* **Challenge**
Write out every entry exactly as given, but omit the pictures.

* **Dataset records**
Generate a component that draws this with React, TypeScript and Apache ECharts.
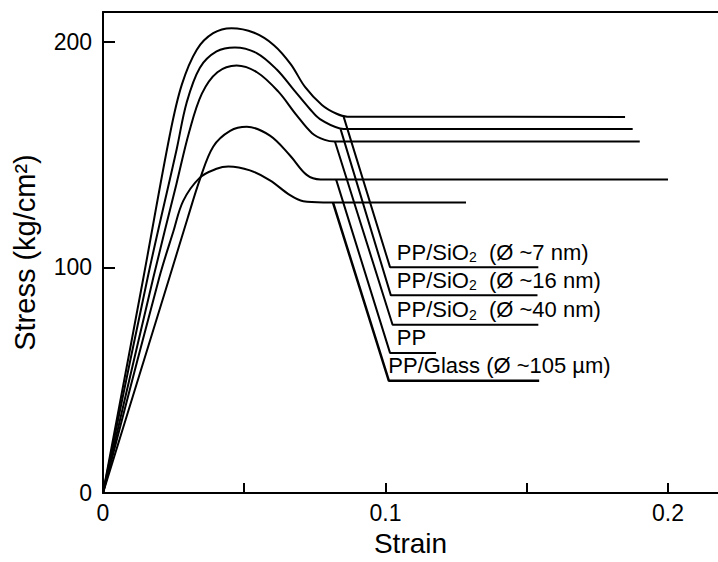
import React, { useEffect, useRef } from 'react';
import * as echarts from 'echarts';

// Stress–strain curves: [strain, stress (kg/cm²)]
const sio2_7nm: [number, number][] = [
  [0, 0], [0.0143, 95.4], [0.0237, 159], [0.0279, 181], [0.0332, 196.5], [0.039, 203.8],
  [0.0455, 206], [0.0535, 204], [0.0605, 198.5], [0.0665, 190], [0.0715, 180],
  [0.0775, 172], [0.0825, 168.2], [0.0865, 166.8], [0.1848, 166.7],
];
const sio2_16nm: [number, number][] = [
  [0, 0], [0.0158, 95.4], [0.0261, 152.5], [0.0296, 173], [0.0343, 188.5], [0.0402, 195.7],
  [0.0467, 197.5], [0.0544, 195], [0.0615, 187.7], [0.0674, 178.9], [0.0733, 170.1],
  [0.0768, 165.7], [0.0839, 161.6], [0.087, 161.3], [0.1875, 161.3],
];
const sio2_40nm: [number, number][] = [
  [0, 0], [0.0178, 95.4], [0.026, 137], [0.0305, 160], [0.035, 177], [0.0405, 186.5],
  [0.0473, 189.5], [0.0545, 186.5], [0.062, 178], [0.0685, 167.5], [0.074, 159.5],
  [0.0785, 156.5], [0.0821, 155.8], [0.19, 155.8],
];
const pp: [number, number][] = [
  [0, 0], [0.0235, 95.4], [0.03, 122], [0.0343, 139], [0.039, 153.5], [0.045, 160.5],
  [0.0509, 162.3], [0.0591, 158.4], [0.0662, 149.6], [0.0721, 141], [0.077, 139], [0.2, 139],
];
const ppGlass: [number, number][] = [
  [0, 0], [0.0199, 95.4], [0.0249, 115.9], [0.0284, 129.5], [0.0343, 139.8], [0.0402, 143.7],
  [0.0444, 144.7], [0.052, 143], [0.0591, 138.6], [0.0662, 132], [0.0709, 129.3],
  [0.078, 128.8], [0.1285, 128.8],
];

const curves = [sio2_7nm, sio2_16nm, sio2_40nm, pp, ppGlass];
const seriesNames = [
  'PP/SiO2 (Ø ~7 nm)', 'PP/SiO2 (Ø ~16 nm)', 'PP/SiO2 (Ø ~40 nm)', 'PP', 'PP/Glass (Ø ~105 µm)',
];
const labelRich = [
  '{m|PP/SiO}{s|2}{m|  (Ø ~7 nm)}',
  '{m|PP/SiO}{s|2}{m|  (Ø ~16 nm)}',
  '{m|PP/SiO}{s|2}{m|  (Ø ~40 nm)}',
  '{m|PP}',
  '{m|PP/Glass (Ø ~105 µm)}',
];

// Annotation leaders (data coords)
const leaderStart: [number, number][] = [
  [0.0852, 166.7], [0.0841, 161.3], [0.0821, 155.8], [0.0825, 139], [0.0814, 128.8],
];
const leaderEnd: [number, number][] = [
  [0.1016, 100.1], [0.1019, 87.6], [0.1025, 74.6], [0.1016, 62.1], [0.1012, 49.7],
];
const underlineEnd = [0.1541, 0.1538, 0.1541, 0.1179, 0.1544];
const labelX = [0.104, 0.104, 0.104, 0.104, 0.101];

const xTicks = [0, 0.05, 0.1, 0.15, 0.2];
const xTickLabels = [0, 0.1, 0.2];
const yTicks = [0, 100, 200];

const FONT = '"Liberation Sans", Arial, Helvetica, sans-serif';

export default function App() {
  const ref = useRef<HTMLDivElement>(null);
  useEffect(() => {
    const chart = echarts.init(ref.current!, null, { renderer: 'svg' });
    const curveSeries = curves.map((d, i) => ({
      name: seriesNames[i],
      type: 'line',
      data: d,
      smooth: 0.35,
      symbol: 'none',
      silent: true,
      lineStyle: { color: '#000', width: 2 },
      z: 3,
    }));
    const leaderSeries = leaderStart.map((s, i) => ({
      name: seriesNames[i] + ' label',
      type: 'line',
      data: [s, leaderEnd[i], [underlineEnd[i], leaderEnd[i][1]]],
      symbol: 'none',
      silent: true,
      lineStyle: { color: '#000', width: i === 4 ? 2.5 : 2 },
      z: 2,
    }));
    const option: any = {
      animation: false,
      textStyle: { fontFamily: FONT },
      grid: { left: 103, right: 0, top: 12, bottom: 64 },
      xAxis: [
        {
          type: 'value', min: 0, max: 0.2177, interval: 0.05, position: 'bottom',
          axisLine: { show: true, onZero: false, lineStyle: { color: '#000', width: 2 } },
          axisTick: {
            show: true, inside: true, length: 10, customValues: xTicks,
            lineStyle: { color: '#000', width: 2 },
          },
          axisLabel: {
            fontSize: 23, color: '#000', margin: 8, fontFamily: FONT,
            customValues: xTickLabels,
            formatter: (v: number) => String(Math.round(v * 1000) / 1000),
          },
          splitLine: { show: false },
          name: 'Strain', nameLocation: 'middle', nameGap: 36,
          nameTextStyle: { fontSize: 28, color: '#000', fontFamily: FONT },
        },
        {
          type: 'value', min: 0, max: 0.2177, position: 'top',
          axisLine: { show: true, onZero: false, lineStyle: { color: '#000', width: 2 } },
          axisTick: { show: false }, axisLabel: { show: false }, splitLine: { show: false },
        },
      ],
      yAxis: {
        type: 'value', min: 0, max: 213.2, interval: 100,
        axisLine: { show: true, lineStyle: { color: '#000', width: 2 } },
        axisTick: {
          show: true, inside: true, length: 12, customValues: yTicks,
          lineStyle: { color: '#000', width: 2 },
        },
        axisLabel: {
          fontSize: 23, color: '#000', margin: 11, fontFamily: FONT,
          customValues: yTicks,
          formatter: (v: number) => String(Math.round(v)),
        },
        splitLine: { show: false },
        name: 'Stress (kg/cm²)', nameLocation: 'middle', nameGap: 64,
        nameTextStyle: { fontSize: 29, color: '#000', fontFamily: FONT },
      },
      series: [...curveSeries, ...leaderSeries],
    };
    chart.setOption(option);

    const graphics = labelRich.map((t, i) => {
      const p = chart.convertToPixel({ xAxisIndex: 0, yAxisIndex: 0 } as any, [labelX[i], leaderEnd[i][1]]) as number[];
      return {
        type: 'text',
        x: p[0],
        y: p[1] - 3,
        silent: true,
        style: {
          text: t,
          fill: '#000',
          fontFamily: FONT,
          fontSize: 22,
          align: 'left',
          verticalAlign: 'bottom',
          rich: {
            m: { fontSize: 22, fontFamily: FONT, lineHeight: 24, fill: '#000' },
            s: { fontSize: 14, fontFamily: FONT, lineHeight: 14, fill: '#000', verticalAlign: 'bottom' },
          },
        },
      };
    });
    chart.setOption({ graphic: graphics });
    return () => chart.dispose();
  }, []);
  return <div ref={ref} style={{ position: 'absolute', left: 0, top: 0, width: 718, height: 562 }} />;
}
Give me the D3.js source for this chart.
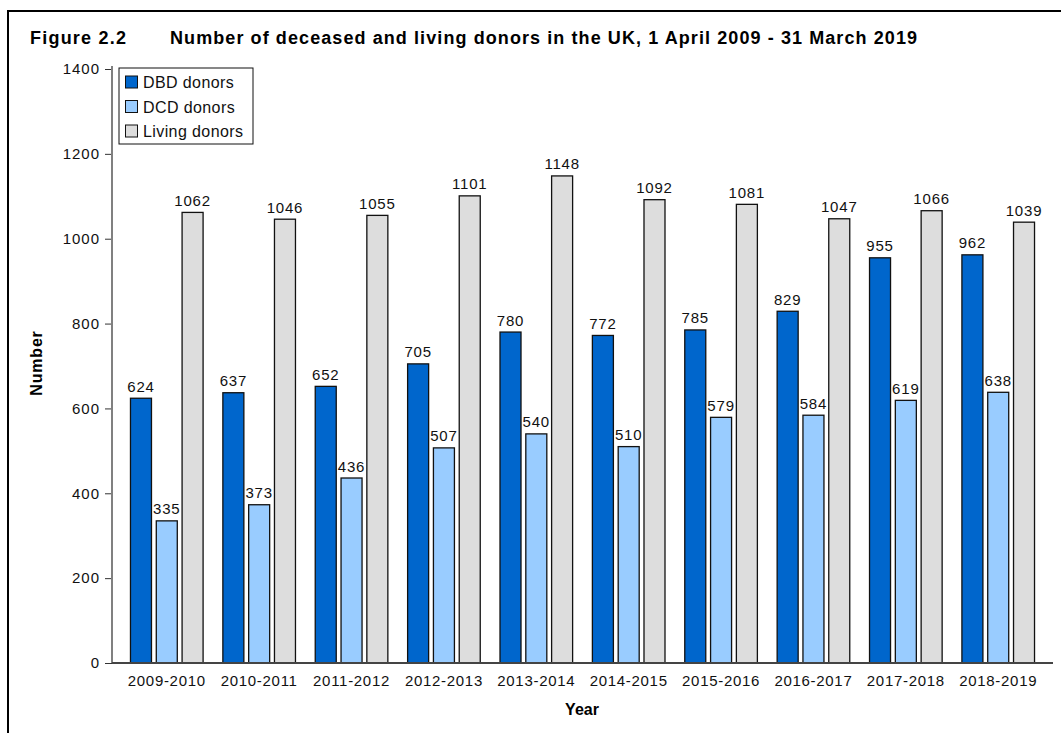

* **Task result**
Generate a component that draws this with React, TypeScript and Apache ECharts.
import React, { useEffect, useRef } from 'react';
import * as echarts from 'echarts';

// Stress–strain curves: [strain, stress (kg/cm²)]
const sio2_7nm: [number, number][] = [
  [0, 0], [0.0143, 95.4], [0.0237, 159], [0.0279, 181], [0.0332, 196.5], [0.039, 203.8],
  [0.0455, 206], [0.0535, 204], [0.0605, 198.5], [0.0665, 190], [0.0715, 180],
  [0.0775, 172], [0.0825, 168.2], [0.0865, 166.8], [0.1848, 166.7],
];
const sio2_16nm: [number, number][] = [
  [0, 0], [0.0158, 95.4], [0.0261, 152.5], [0.0296, 173], [0.0343, 188.5], [0.0402, 195.7],
  [0.0467, 197.5], [0.0544, 195], [0.0615, 187.7], [0.0674, 178.9], [0.0733, 170.1],
  [0.0768, 165.7], [0.0839, 161.6], [0.087, 161.3], [0.1875, 161.3],
];
const sio2_40nm: [number, number][] = [
  [0, 0], [0.0178, 95.4], [0.026, 137], [0.0305, 160], [0.035, 177], [0.0405, 186.5],
  [0.0473, 189.5], [0.0545, 186.5], [0.062, 178], [0.0685, 167.5], [0.074, 159.5],
  [0.0785, 156.5], [0.0821, 155.8], [0.19, 155.8],
];
const pp: [number, number][] = [
  [0, 0], [0.0235, 95.4], [0.03, 122], [0.0343, 139], [0.039, 153.5], [0.045, 160.5],
  [0.0509, 162.3], [0.0591, 158.4], [0.0662, 149.6], [0.0721, 141], [0.077, 139], [0.2, 139],
];
const ppGlass: [number, number][] = [
  [0, 0], [0.0199, 95.4], [0.0249, 115.9], [0.0284, 129.5], [0.0343, 139.8], [0.0402, 143.7],
  [0.0444, 144.7], [0.052, 143], [0.0591, 138.6], [0.0662, 132], [0.0709, 129.3],
  [0.078, 128.8], [0.1285, 128.8],
];

const curves = [sio2_7nm, sio2_16nm, sio2_40nm, pp, ppGlass];
const seriesNames = [
  'PP/SiO2 (Ø ~7 nm)', 'PP/SiO2 (Ø ~16 nm)', 'PP/SiO2 (Ø ~40 nm)', 'PP', 'PP/Glass (Ø ~105 µm)',
];
const labelRich = [
  '{m|PP/SiO}{s|2}{m|  (Ø ~7 nm)}',
  '{m|PP/SiO}{s|2}{m|  (Ø ~16 nm)}',
  '{m|PP/SiO}{s|2}{m|  (Ø ~40 nm)}',
  '{m|PP}',
  '{m|PP/Glass (Ø ~105 µm)}',
];

// Annotation leaders (data coords)
const leaderStart: [number, number][] = [
  [0.0852, 166.7], [0.0841, 161.3], [0.0821, 155.8], [0.0825, 139], [0.0814, 128.8],
];
const leaderEnd: [number, number][] = [
  [0.1016, 100.1], [0.1019, 87.6], [0.1025, 74.6], [0.1016, 62.1], [0.1012, 49.7],
];
const underlineEnd = [0.1541, 0.1538, 0.1541, 0.1179, 0.1544];
const labelX = [0.104, 0.104, 0.104, 0.104, 0.101];

const xTicks = [0, 0.05, 0.1, 0.15, 0.2];
const xTickLabels = [0, 0.1, 0.2];
const yTicks = [0, 100, 200];

const FONT = '"Liberation Sans", Arial, Helvetica, sans-serif';

export default function App() {
  const ref = useRef<HTMLDivElement>(null);
  useEffect(() => {
    const chart = echarts.init(ref.current!, null, { renderer: 'svg' });
    const curveSeries = curves.map((d, i) => ({
      name: seriesNames[i],
      type: 'line',
      data: d,
      smooth: 0.35,
      symbol: 'none',
      silent: true,
      lineStyle: { color: '#000', width: 2 },
      z: 3,
    }));
    const leaderSeries = leaderStart.map((s, i) => ({
      name: seriesNames[i] + ' label',
      type: 'line',
      data: [s, leaderEnd[i], [underlineEnd[i], leaderEnd[i][1]]],
      symbol: 'none',
      silent: true,
      lineStyle: { color: '#000', width: i === 4 ? 2.5 : 2 },
      z: 2,
    }));
    const option: any = {
      animation: false,
      textStyle: { fontFamily: FONT },
      grid: { left: 103, right: 0, top: 12, bottom: 64 },
      xAxis: [
        {
          type: 'value', min: 0, max: 0.2177, interval: 0.05, position: 'bottom',
          axisLine: { show: true, onZero: false, lineStyle: { color: '#000', width: 2 } },
          axisTick: {
            show: true, inside: true, length: 10, customValues: xTicks,
            lineStyle: { color: '#000', width: 2 },
          },
          axisLabel: {
            fontSize: 23, color: '#000', margin: 8, fontFamily: FONT,
            customValues: xTickLabels,
            formatter: (v: number) => String(Math.round(v * 1000) / 1000),
          },
          splitLine: { show: false },
          name: 'Strain', nameLocation: 'middle', nameGap: 36,
          nameTextStyle: { fontSize: 28, color: '#000', fontFamily: FONT },
        },
        {
          type: 'value', min: 0, max: 0.2177, position: 'top',
          axisLine: { show: true, onZero: false, lineStyle: { color: '#000', width: 2 } },
          axisTick: { show: false }, axisLabel: { show: false }, splitLine: { show: false },
        },
      ],
      yAxis: {
        type: 'value', min: 0, max: 213.2, interval: 100,
        axisLine: { show: true, lineStyle: { color: '#000', width: 2 } },
        axisTick: {
          show: true, inside: true, length: 12, customValues: yTicks,
          lineStyle: { color: '#000', width: 2 },
        },
        axisLabel: {
          fontSize: 23, color: '#000', margin: 11, fontFamily: FONT,
          customValues: yTicks,
          formatter: (v: number) => String(Math.round(v)),
        },
        splitLine: { show: false },
        name: 'Stress (kg/cm²)', nameLocation: 'middle', nameGap: 64,
        nameTextStyle: { fontSize: 29, color: '#000', fontFamily: FONT },
      },
      series: [...curveSeries, ...leaderSeries],
    };
    chart.setOption(option);

    const graphics = labelRich.map((t, i) => {
      const p = chart.convertToPixel({ xAxisIndex: 0, yAxisIndex: 0 } as any, [labelX[i], leaderEnd[i][1]]) as number[];
      return {
        type: 'text',
        x: p[0],
        y: p[1] - 3,
        silent: true,
        style: {
          text: t,
          fill: '#000',
          fontFamily: FONT,
          fontSize: 22,
          align: 'left',
          verticalAlign: 'bottom',
          rich: {
            m: { fontSize: 22, fontFamily: FONT, lineHeight: 24, fill: '#000' },
            s: { fontSize: 14, fontFamily: FONT, lineHeight: 14, fill: '#000', verticalAlign: 'bottom' },
          },
        },
      };
    });
    chart.setOption({ graphic: graphics });
    return () => chart.dispose();
  }, []);
  return <div ref={ref} style={{ position: 'absolute', left: 0, top: 0, width: 718, height: 562 }} />;
}
Give me the D3.js source for this chart.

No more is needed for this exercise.